EXERCISE BRIEF:
Count every line that holds the string "draw", then give that number alone.

[Start of DATA LINES]

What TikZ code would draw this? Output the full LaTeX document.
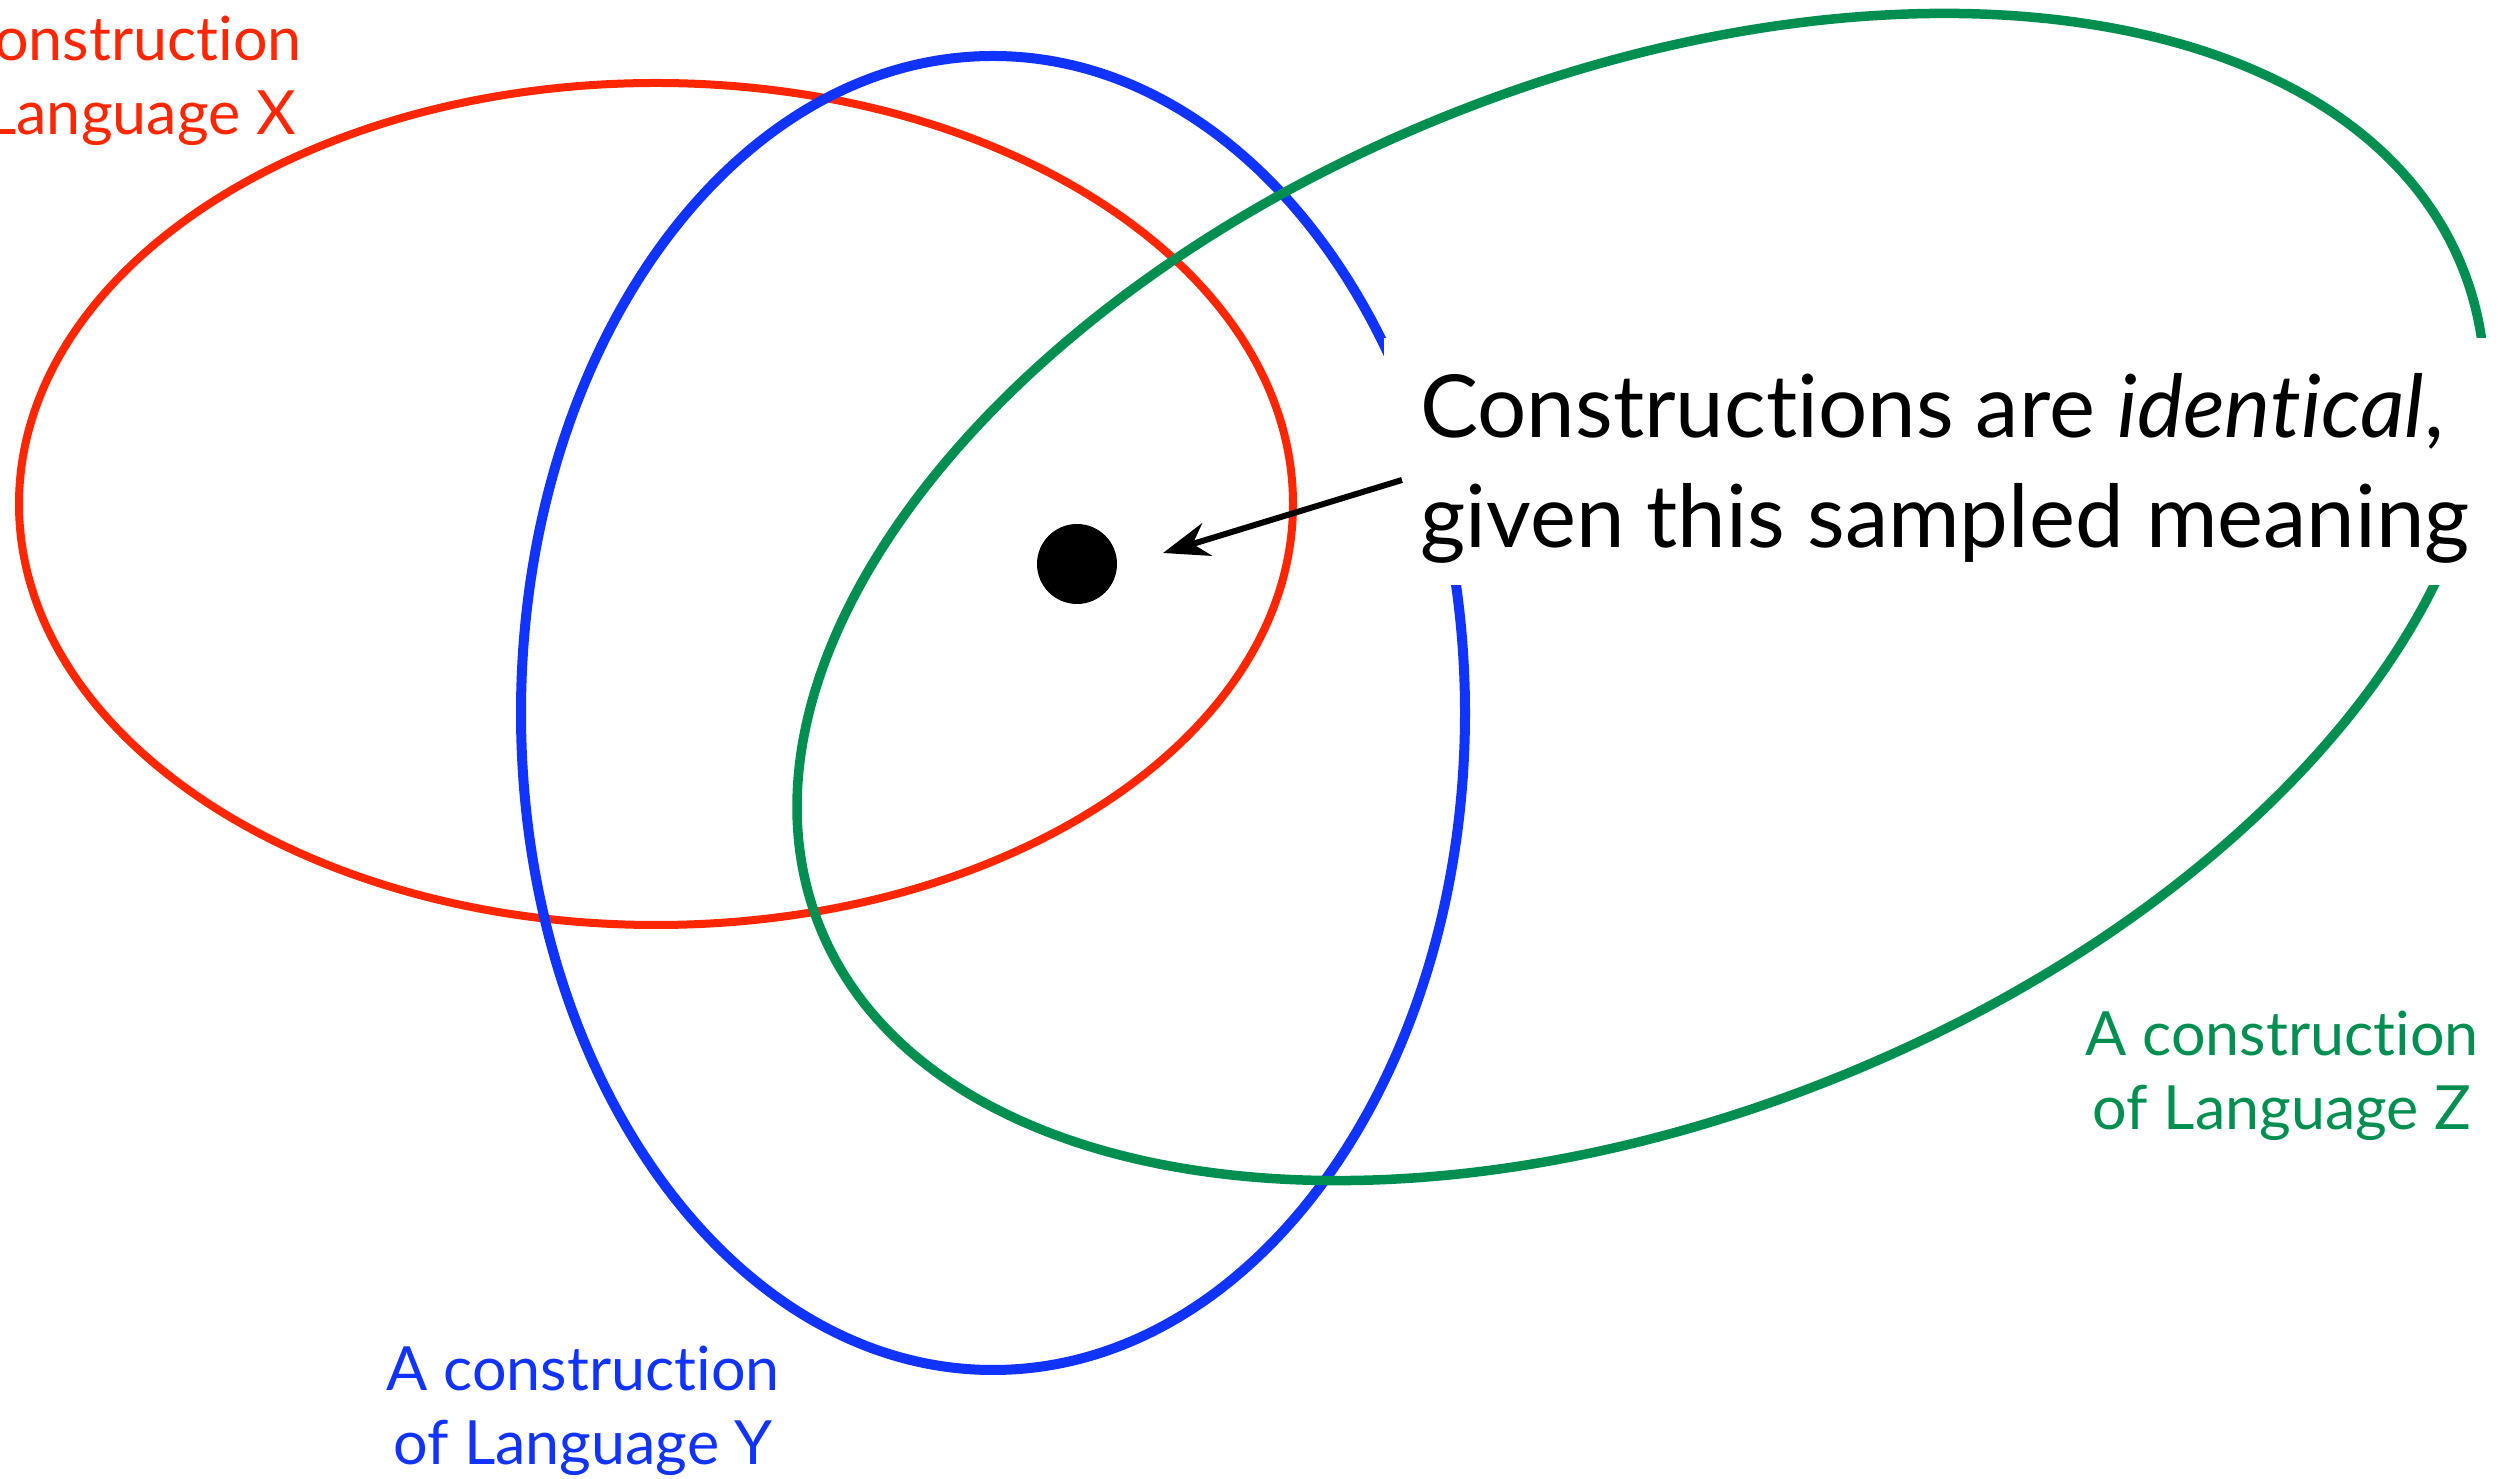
\documentclass[tikz,border=0pt]{standalone}
\usepackage{fontspec}
\setmainfont{Lato}[Ligatures=NoCommon]
\usetikzlibrary{arrows.meta,calc}
\definecolor{xred}{RGB}{255,38,0}
\definecolor{yblue}{RGB}{16,51,255}
\definecolor{zgreen}{RGB}{0,143,81}
\begin{document}
\begin{tikzpicture}[x=1pt,y=1pt,
  lbl/.style={align=center, inner sep=0pt, font=\fontsize{61}{74}\selectfont},
  msgtext/.style={align=left, inner sep=0pt, font=\fontsize{87}{110}\selectfont},
  curve/.style={line width=#1}]
\useasboundingbox (0,0) rectangle (2498,1478);
\clip (0,0) rectangle (2498,1478);
% red ellipse (Language X)
\draw[xred, curve=8pt] (656,974) ellipse [x radius=637pt, y radius=421pt];
% blue ellipse (Language Y)
\draw[yblue, curve=10pt] (993,765) ellipse [x radius=472pt, y radius=657pt];
% green ellipse (Language Z)
\begin{scope}[shift={(1641,881)}, rotate=21.85]
\draw[zgreen, curve=9.5pt] (0,0) ellipse [x radius=885pt, y radius=519pt];
\end{scope}
% white band behind the message
\node[fill=white, inner sep=0pt, minimum width=1114pt, minimum height=247pt, anchor=south west] (mask) at (1384,893) {};
% message (anchor = baseline of last line)
\node[msgtext, anchor=base west] (msg) at (1420,930) {Constructions are \textit{identical},\\given this sampled meaning};
% dot
\node[circle, fill=black, inner sep=0pt, minimum size=80pt] (dot) at (1077,914) {};
% arrow
\coordinate (astart) at (1402,998);
\coordinate (atip) at (1163,925);
\draw[line width=6pt, -{Stealth[length=46pt,width=34pt]}] (astart) -- (atip);
% labels (anchor = baseline of last line)
\node[lbl, xred, anchor=base] (lx) at (105,1343) {A construction\\of Language X};
\node[lbl, yblue, anchor=base] (ly) at (583,14) {A construction\\of Language Y};
\node[lbl, zgreen, anchor=base] (lz) at (2282,348) {A construction\\of Language Z};
\end{tikzpicture}
\end{document}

[End of DATA LINES]

RESPONSE TO THIS EXERCISE:
5